WHAT NEEDS TO BE DONE: Copy exactly the lines from the beginning of the data down to and including the line holding "anchor=base west] (h3)", without any pictures.

INFORMATION PROVIDED:
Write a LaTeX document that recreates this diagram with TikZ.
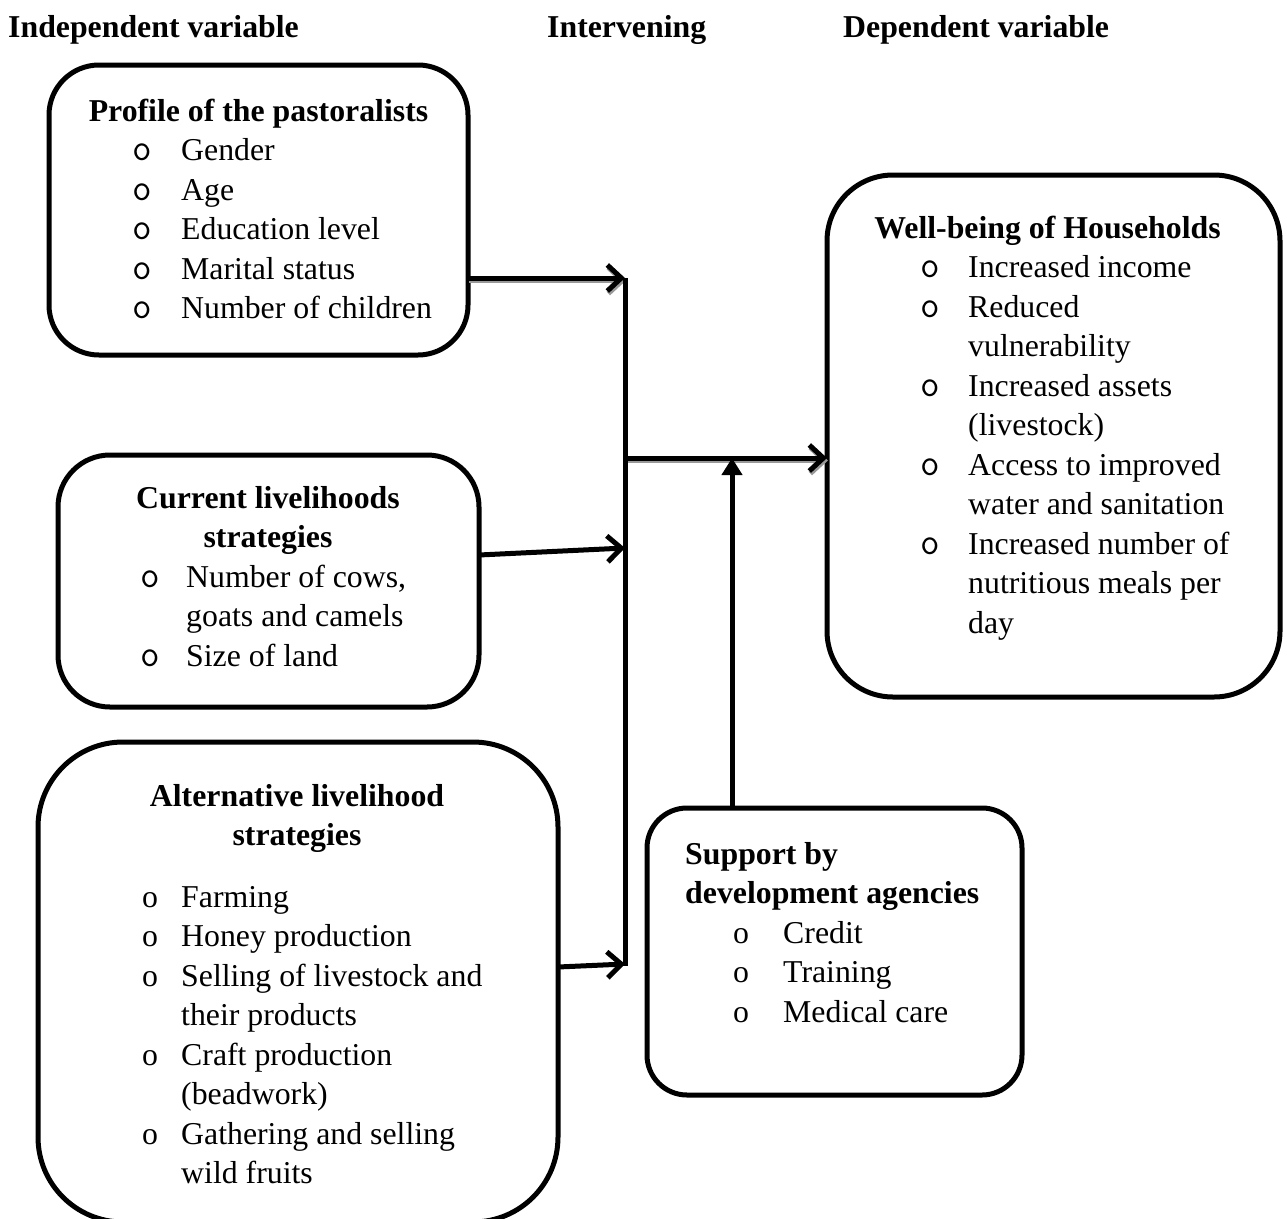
\documentclass[tikz,border=0pt]{standalone}
\usepackage{fontspec}
\setmainfont{Liberation Serif}
\usetikzlibrary{arrows.meta}
\tikzset{
  box/.style={draw, line width=5pt, rounded corners=#1, inner sep=0pt, outer sep=0pt},
  txt/.style={anchor=base west, inner sep=0pt, font=\fontsize{31.8}{39.5}\selectfont},
  ttl/.style={anchor=base, inner sep=0pt, font=\fontsize{31.8}{39.5}\selectfont\bfseries},
  bul/.style={anchor=base, inner sep=0pt, font=\fontsize{38}{39.5}\selectfont\ttfamily},
  sbul/.style={anchor=base, inner sep=0pt, font=\fontsize{31.8}{39.5}\selectfont},
  conn/.style={line width=5pt, -{Straight Barb[length=14pt,width=26pt,line width=5pt]}},
  plainline/.style={line width=5pt},
  shade/.style={draw=black!40, transform canvas={xshift=1pt,yshift=-2.5pt}},
}
\begin{document}
\begin{tikzpicture}[x=1pt,y=-1pt]
\useasboundingbox (0,0) rectangle (1287,1218);

% headers
\node[ttl, anchor=base west] (h1) at (8,37) {Independent variable};
\node[ttl, anchor=base west] (h2) at (547,37) {Intervening};
\node[ttl, anchor=base west] (h3) at (843,37) {Dependent variable};

% boxes
\node[box=50pt, minimum width=419pt, minimum height=290pt] (prof) at (258.5,210) {};
\node[box=66pt, minimum width=453pt, minimum height=522pt] (wb) at (1053.5,436) {};
\node[box=52pt, minimum width=421pt, minimum height=252pt] (cur) at (268.5,581) {};
\node[box=85pt, minimum width=520pt, minimum height=480pt] (alt) at (298,982) {};
\node[box=40pt, minimum width=375pt, minimum height=287pt] (sup) at (834.5,951.5) {};

% profile
\node[ttl] (pt) at (258.5,121.5) {Profile of the pastoralists};
\foreach \t [count=\i] in {Gender, Age, Education level, Marital status, Number of children} {
  \node[txt] (p\i) at (181,121.5+39.4*\i) {\t};
  \node[bul] (pb\i) at (142,121.5+39.4*\i) {o};
}

% well-being
\node[ttl] (wt) at (1047.5,238) {Well-being of Households};
\foreach \t/\b [count=\i] in {Increased income/1, Reduced/1, vulnerability/0, Increased assets/1, (livestock)/0, Access to improved/1, water and sanitation/0, Increased number of/1, nutritious meals per/0, day/0} {
  \node[txt] (w\i) at (968,238+39.5*\i) {\t};
  \ifnum\b=1 \node[bul] (wb\i) at (930,238+39.5*\i) {o}; \fi
}

% current
\node[ttl] (ct1) at (268,508) {Current livelihoods};
\node[ttl] (ct2) at (268,547.5) {strategies};
\foreach \t/\b [count=\i] in {Number of cows{,}/1, goats and camels/0, Size of land/1} {
  \node[txt] (c\i) at (186,547.5+39.5*\i) {\t};
  \ifnum\b=1 \node[bul] (cb\i) at (150,547.5+39.5*\i) {o}; \fi
}

% alternative
\node[ttl] (at1) at (297,806) {Alternative livelihood};
\node[ttl] (at2) at (297,845.5) {strategies};
\foreach \t/\b [count=\i] in {Farming/1, Honey production/1, Selling of livestock and/1, their products/0, Craft production/1, (beadwork)/0, Gathering and selling/1, wild fruits/0} {
  \node[txt] (a\i) at (181,867.5+39.5*\i) {\t};
  \ifnum\b=1 \node[sbul] (ab\i) at (150,867.5+39.5*\i) {o}; \fi
}

% support
\node[ttl, anchor=base west] (st1) at (685,864) {Support by};
\node[ttl, anchor=base west] (st2) at (685,903.5) {development agencies};
\foreach \t [count=\i] in {Credit, Training, Medical care} {
  \node[txt] (s\i) at (783,903.5+39.5*\i) {\t};
  \node[sbul] (sb\i) at (741,903.5+39.5*\i) {o};
}

% connectors
\coordinate (v1) at (625,278);
\coordinate (v2) at (625,966);
\coordinate (c1) at (625,548);
\coordinate (a1) at (625,964);
\coordinate (m) at (625,458);
\coordinate (stp) at (732,458);

\draw[conn, shade] (prof.east |- v1) -- (v1);
\draw[conn, shade] (m) -- ([yshift=-22pt]wb.west);
\draw[plainline] (v1) -- (v2);
\draw[conn] (prof.east |- v1) -- (v1);
\draw[conn] ([yshift=26pt]cur.east) -- (c1);
\draw[conn] ([yshift=15pt]alt.east) -- (a1);
\draw[conn] (m) -- ([yshift=-22pt]wb.west);
\draw[line width=5pt, -{Triangle[length=17pt,width=20pt]}] ([xshift=-102.5pt]sup.north) -- (stp);
\end{tikzpicture}
\end{document}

PROBLEM SOLUTION:
Write a LaTeX document that recreates this diagram with TikZ.
\documentclass[tikz,border=0pt]{standalone}
\usepackage{fontspec}
\setmainfont{Liberation Serif}
\usetikzlibrary{arrows.meta}
\tikzset{
  box/.style={draw, line width=5pt, rounded corners=#1, inner sep=0pt, outer sep=0pt},
  txt/.style={anchor=base west, inner sep=0pt, font=\fontsize{31.8}{39.5}\selectfont},
  ttl/.style={anchor=base, inner sep=0pt, font=\fontsize{31.8}{39.5}\selectfont\bfseries},
  bul/.style={anchor=base, inner sep=0pt, font=\fontsize{38}{39.5}\selectfont\ttfamily},
  sbul/.style={anchor=base, inner sep=0pt, font=\fontsize{31.8}{39.5}\selectfont},
  conn/.style={line width=5pt, -{Straight Barb[length=14pt,width=26pt,line width=5pt]}},
  plainline/.style={line width=5pt},
  shade/.style={draw=black!40, transform canvas={xshift=1pt,yshift=-2.5pt}},
}
\begin{document}
\begin{tikzpicture}[x=1pt,y=-1pt]
\useasboundingbox (0,0) rectangle (1287,1218);

% headers
\node[ttl, anchor=base west] (h1) at (8,37) {Independent variable};
\node[ttl, anchor=base west] (h2) at (547,37) {Intervening};
\node[ttl, anchor=base west] (h3) at (843,37) {Dependent variable};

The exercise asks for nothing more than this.